1. Engage outside of your team
Do skip-level meetings and coffee chats across the business to help build relationships for your team members. A lot can be revealed by setting up 1:1’s with people outside your org, through casual conversation. Shoot for at least one of these a week. Go in without an agenda, be curious.
2. Collaborate with peers to solve problems
If you notice that your team has been facing issues with other functions, have a back-channel discussion with other managers to figure out what’s happening. You need to be objective and get to the root of the problem. To help break down defenses during the discussion, take accountability for how your team may be contributing to issues. Address how you want to deal with “bad-players”; if there is an individual or multiple folks who are continuously detracting from your team’s ability to get the job done, discuss with relevant partners (manager, functional leads, or people ops) to get to the best resolution. If you are uncomfortable or want to discuss ideas on how to approach, engage with Human Resources for mediation support.

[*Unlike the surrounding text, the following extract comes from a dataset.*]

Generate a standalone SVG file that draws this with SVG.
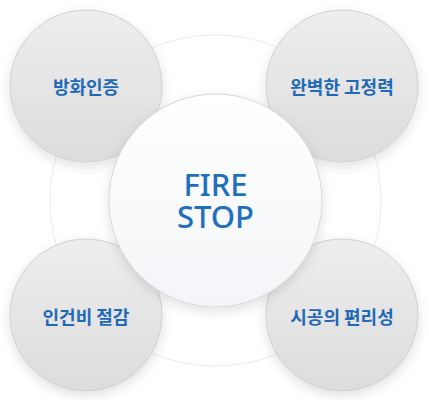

Leading your team through change
In the book, “The Fifth Discipline”, Management expert Peter Senge said, “People don’t resist change; they resist being changed.” There will be times when you will have to champion a new idea, process, or tool that you do not necessarily agree with (or know your team won’t agree with the change) and you will be tasked with getting your team onboard. In those moments, you might have to pull them along to help them embrace the new way.
1. Gather context about the change
Try to assess the situation and make sure you have all of the details to communicate and manage this change with your team.
2. Map out how the change will affect your team
Most people think about themselves and want to know, “what does this mean for me?”. As a manager, you need to have a clear response on the implications this change will have for your team. Think about if there are any benefits to them and add that to your talking points. Also consider, if there is anything that your team will need to start, stop, or continue doing to adapt to this change. Lastly, think about the personalities on your team; who could be a champion with you and who will be a blocker/detractor.
3. Create a process to communicate and manage the change
What’s the core messaging that you are going to share and what’s the cadence that you will use to share updates with them. Will you announce the change in the team meeting, via Slack, or with each team member individually?
4. Follow-up with your team
Connect with each team member individually to see how they are handling the change. Gather insights into the challenges they are facing and provide support on how they can overcome them.
5. Get your team to adapt
After some time you will have to get your team adapted to this change. The pushback and opposition will have to come to a halt eventually. Have a key message that you want to reinforce to show that it’s time for everyone to be aligned with the change.